### Collected data

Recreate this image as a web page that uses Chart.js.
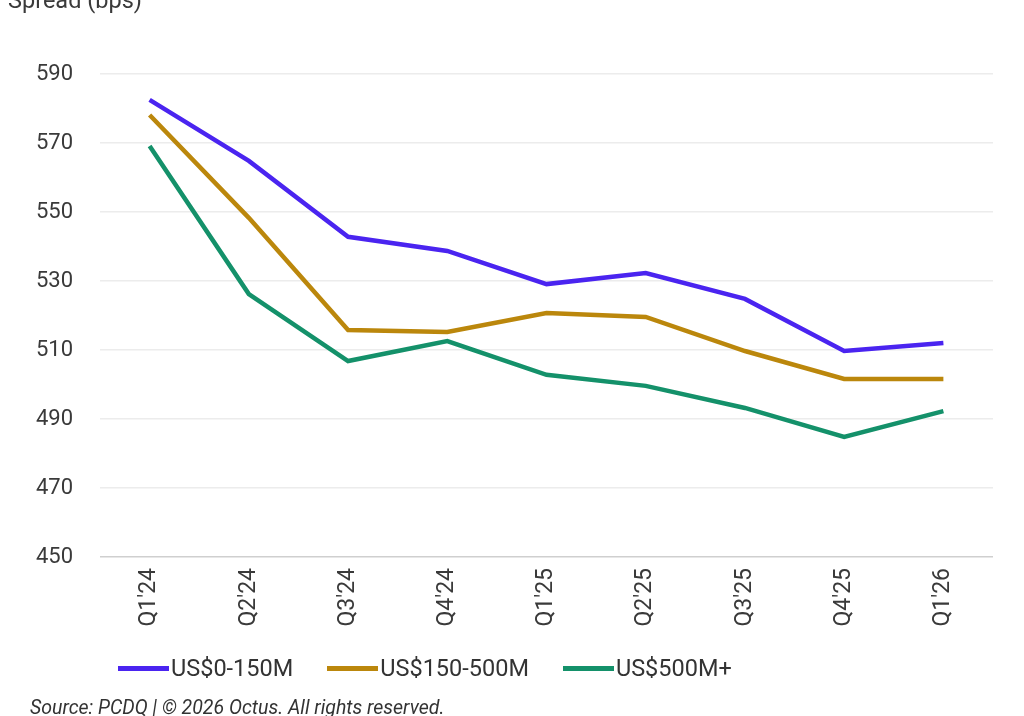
<!DOCTYPE html>
<html>
<head>
<meta charset="utf-8">
<script src="https://cdn.jsdelivr.net/npm/chart.js@4.4.1/dist/chart.umd.min.js"></script>
<style>
  html, body { margin: 0; padding: 0; background: #fff; }
  #wrap { position: relative; width: 1024px; height: 716px; overflow: hidden; font-family: Roboto, "Liberation Sans", sans-serif; }
  #yTitle { position: absolute; left: 8px; top: -14px; font-size: 23.5px; color: #3a3a3a; }
  #legend { position: absolute; left: 118px; top: 654px; display: flex; font-size: 23.5px; color: #333; }
  #legend .item { display: flex; align-items: center; margin-right: 34px; }
  #legend .swatch { width: 51px; height: 5px; margin-right: 2px; }
  #source { position: absolute; left: 30px; top: 696px; font-size: 19.5px; font-style: italic; color: #333; }
</style>
</head>
<body>
<div id="wrap">
  <canvas id="spreadChart" width="1024" height="716"></canvas>
  <div id="yTitle">Spread (bps)</div>
  <div id="legend"></div>
  <div id="source">Source: PCDQ | © 2026 Octus. All rights reserved.</div>
</div>
<script>
// Datos del gráfico
const quarters = ["Q1'24", "Q2'24", "Q3'24", "Q4'24", "Q1'25", "Q2'25", "Q3'25", "Q4'25", "Q1'26"];
const small = [582.5, 564.8, 542.8, 538.7, 529.1, 532.3, 524.8, 509.7, 512.0];
const mid = [578.1, 548.3, 515.8, 515.2, 520.7, 519.6, 509.7, 501.6, 501.6];
const large = [569.1, 526.2, 506.8, 512.6, 502.8, 499.6, 493.2, 484.8, 492.3];
const seriesNames = ["US$0-150M", "US$150-500M", "US$500M+"];
const seriesColors = ["#4a24f0", "#bb870c", "#14916a"];

document.addEventListener("DOMContentLoaded", function() {
    const seriesData = [small, mid, large];

    const datasets = seriesData.map((values, i) => ({
        label: seriesNames[i],
        data: values,
        borderColor: seriesColors[i],
        backgroundColor: seriesColors[i],
        borderWidth: 4.5,
        pointRadius: 0,
        tension: 0,
        fill: false
    }));

    // Leyenda en HTML, pegada a la línea como en el original
    const legend = document.getElementById("legend");
    seriesNames.forEach((name, i) => {
        const item = document.createElement("div");
        item.className = "item";
        const sw = document.createElement("span");
        sw.className = "swatch";
        sw.style.background = seriesColors[i];
        const txt = document.createElement("span");
        txt.textContent = name;
        item.appendChild(sw);
        item.appendChild(txt);
        legend.appendChild(item);
    });

    const ctx = document.getElementById("spreadChart").getContext("2d");
    new Chart(ctx, {
        type: "line",
        data: { labels: quarters, datasets: datasets },
        options: {
            responsive: false,
            animation: false,
            layout: { padding: { top: 74, right: 31, left: 0, bottom: 0 } },
            plugins: { legend: { display: false }, tooltip: { enabled: false } },
            scales: {
                x: {
                    offset: true,
                    grid: { display: false, drawTicks: false },
                    border: { display: false },
                    ticks: {
                        minRotation: 90,
                        maxRotation: 90,
                        padding: 11,
                        color: "#3a3a3a",
                        font: { family: "Roboto", size: 23 }
                    },
                    afterFit: (s) => { s.height = 159; }
                },
                y: {
                    min: 450,
                    max: 590,
                    ticks: {
                        stepSize: 20,
                        padding: 27,
                        color: "#3a3a3a",
                        font: { family: "Roboto", size: 22 }
                    },
                    grid: {
                        drawTicks: false,
                        color: (c) => c.tick && c.tick.value === 450 ? "#cfcfcf" : "#ececec",
                        lineWidth: 1.5
                    },
                    border: { display: false },
                    afterFit: (s) => { s.width = 100; }
                }
            }
        }
    });
});
</script>
</body>
</html>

######

Output a faithful copy of the data, with each picture left out.

Recreate this image as a web page that uses Chart.js.
<!DOCTYPE html>
<html>
<head>
<meta charset="utf-8">
<script src="https://cdn.jsdelivr.net/npm/chart.js@4.4.1/dist/chart.umd.min.js"></script>
<style>
  html, body { margin: 0; padding: 0; background: #fff; }
  #wrap { position: relative; width: 1024px; height: 716px; overflow: hidden; font-family: Roboto, "Liberation Sans", sans-serif; }
  #yTitle { position: absolute; left: 8px; top: -14px; font-size: 23.5px; color: #3a3a3a; }
  #legend { position: absolute; left: 118px; top: 654px; display: flex; font-size: 23.5px; color: #333; }
  #legend .item { display: flex; align-items: center; margin-right: 34px; }
  #legend .swatch { width: 51px; height: 5px; margin-right: 2px; }
  #source { position: absolute; left: 30px; top: 696px; font-size: 19.5px; font-style: italic; color: #333; }
</style>
</head>
<body>
<div id="wrap">
  <canvas id="spreadChart" width="1024" height="716"></canvas>
  <div id="yTitle">Spread (bps)</div>
  <div id="legend"></div>
  <div id="source">Source: PCDQ | © 2026 Octus. All rights reserved.</div>
</div>
<script>
// Datos del gráfico
const quarters = ["Q1'24", "Q2'24", "Q3'24", "Q4'24", "Q1'25", "Q2'25", "Q3'25", "Q4'25", "Q1'26"];
const small = [582.5, 564.8, 542.8, 538.7, 529.1, 532.3, 524.8, 509.7, 512.0];
const mid = [578.1, 548.3, 515.8, 515.2, 520.7, 519.6, 509.7, 501.6, 501.6];
const large = [569.1, 526.2, 506.8, 512.6, 502.8, 499.6, 493.2, 484.8, 492.3];
const seriesNames = ["US$0-150M", "US$150-500M", "US$500M+"];
const seriesColors = ["#4a24f0", "#bb870c", "#14916a"];

document.addEventListener("DOMContentLoaded", function() {
    const seriesData = [small, mid, large];

    const datasets = seriesData.map((values, i) => ({
        label: seriesNames[i],
        data: values,
        borderColor: seriesColors[i],
        backgroundColor: seriesColors[i],
        borderWidth: 4.5,
        pointRadius: 0,
        tension: 0,
        fill: false
    }));

    // Leyenda en HTML, pegada a la línea como en el original
    const legend = document.getElementById("legend");
    seriesNames.forEach((name, i) => {
        const item = document.createElement("div");
        item.className = "item";
        const sw = document.createElement("span");
        sw.className = "swatch";
        sw.style.background = seriesColors[i];
        const txt = document.createElement("span");
        txt.textContent = name;
        item.appendChild(sw);
        item.appendChild(txt);
        legend.appendChild(item);
    });

    const ctx = document.getElementById("spreadChart").getContext("2d");
    new Chart(ctx, {
        type: "line",
        data: { labels: quarters, datasets: datasets },
        options: {
            responsive: false,
            animation: false,
            layout: { padding: { top: 74, right: 31, left: 0, bottom: 0 } },
            plugins: { legend: { display: false }, tooltip: { enabled: false } },
            scales: {
                x: {
                    offset: true,
                    grid: { display: false, drawTicks: false },
                    border: { display: false },
                    ticks: {
                        minRotation: 90,
                        maxRotation: 90,
                        padding: 11,
                        color: "#3a3a3a",
                        font: { family: "Roboto", size: 23 }
                    },
                    afterFit: (s) => { s.height = 159; }
                },
                y: {
                    min: 450,
                    max: 590,
                    ticks: {
                        stepSize: 20,
                        padding: 27,
                        color: "#3a3a3a",
                        font: { family: "Roboto", size: 22 }
                    },
                    grid: {
                        drawTicks: false,
                        color: (c) => c.tick && c.tick.value === 450 ? "#cfcfcf" : "#ececec",
                        lineWidth: 1.5
                    },
                    border: { display: false },
                    afterFit: (s) => { s.width = 100; }
                }
            }
        }
    });
});
</script>
</body>
</html>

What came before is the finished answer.